In Spain there is a plan to start introducing a period policy to give colleagues more support and in some severe cases give paid menstrual leave. If Spain implement this policy, they are among other countries such as Indonesia and Japan that have made the decision to legislate this.
According to a poll by Bloody Good Period, a great number of women have expressed that they felt like they couldn’t go to their Manager or company regarding period related issues. Menstrual pains can be debilitating to some women and if they are put at a disadvantage because of this, it could lead to claims of sex discrimination or harassment, this can be seen in the Rooney v Leicestershire City Council (2021) whereby a colleague was treated negatively due to going through menopause. Therefore, implementing a period policy would support female workers and give them more flexibility around this time.

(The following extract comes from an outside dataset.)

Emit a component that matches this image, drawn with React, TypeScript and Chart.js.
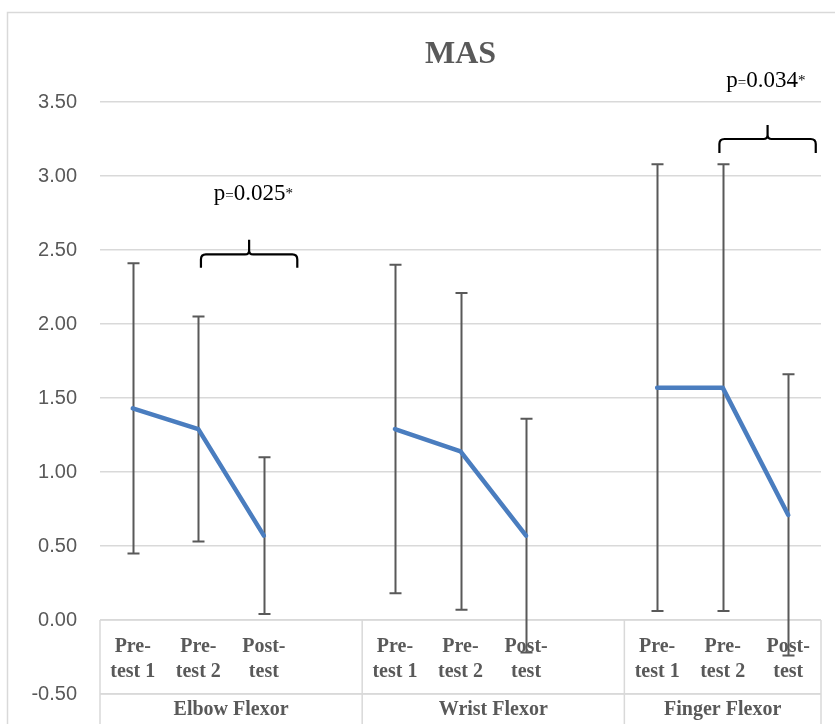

Organisations that introduce period policies may find to have improved employee retention, improved working relations and increased productivity, all of which are important for a business’s success.

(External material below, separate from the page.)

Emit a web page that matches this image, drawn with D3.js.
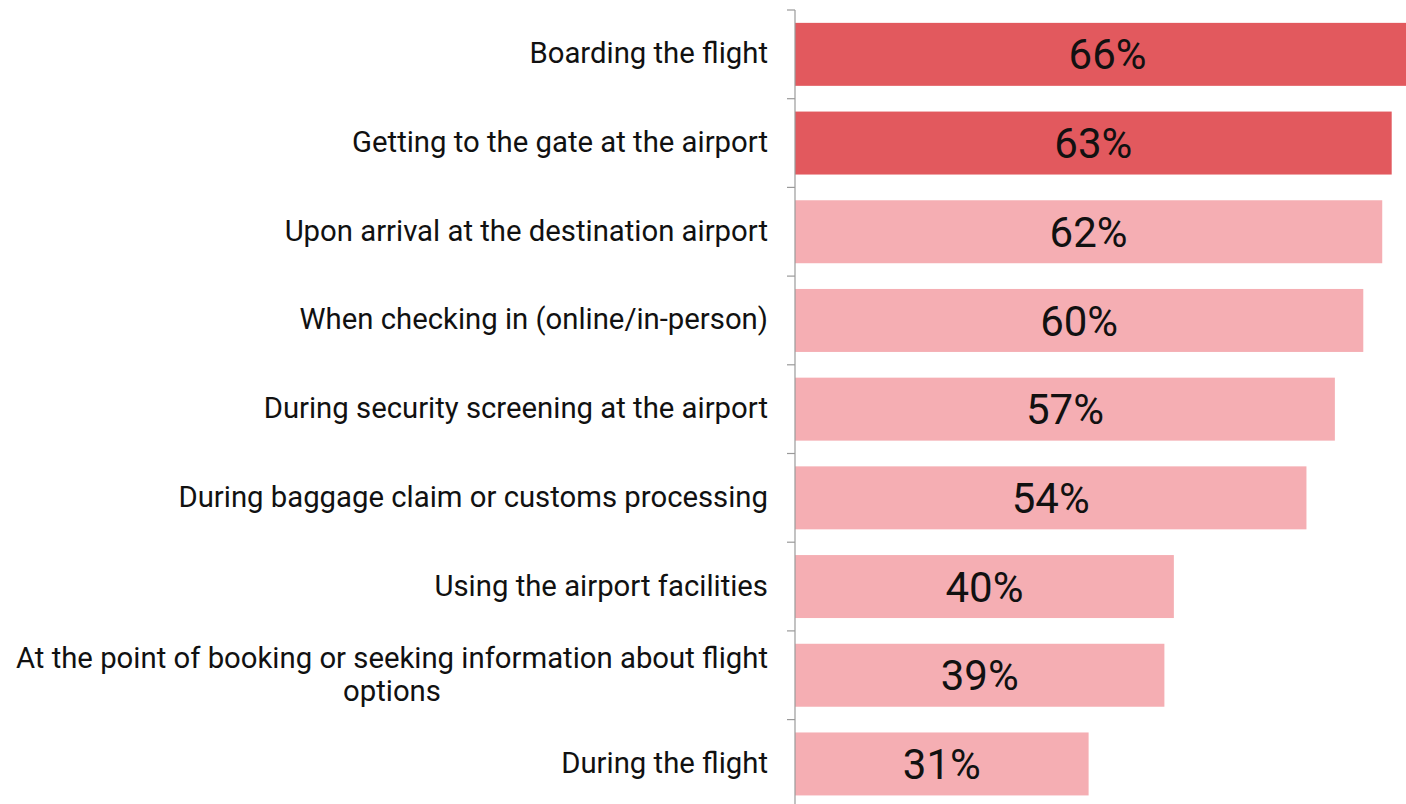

Although the UK is yet to formally introduce a formal period policy, Woman’s Health Strategy was published in December 2021 for the Governments 10-year ambitions and actions they are taking now to improve the health and wellbeing of women and girls in England.
What can you do now?
Ensure that colleagues can openly communicate about their issues is very important and will help to make employees feel more comfortable in their work environment.
Consider introducing a period policy in advance of any legislative changes, including hybrid working to avoid loss of pay or become behind on workload, or even offering free period products in the workplace to support open communication.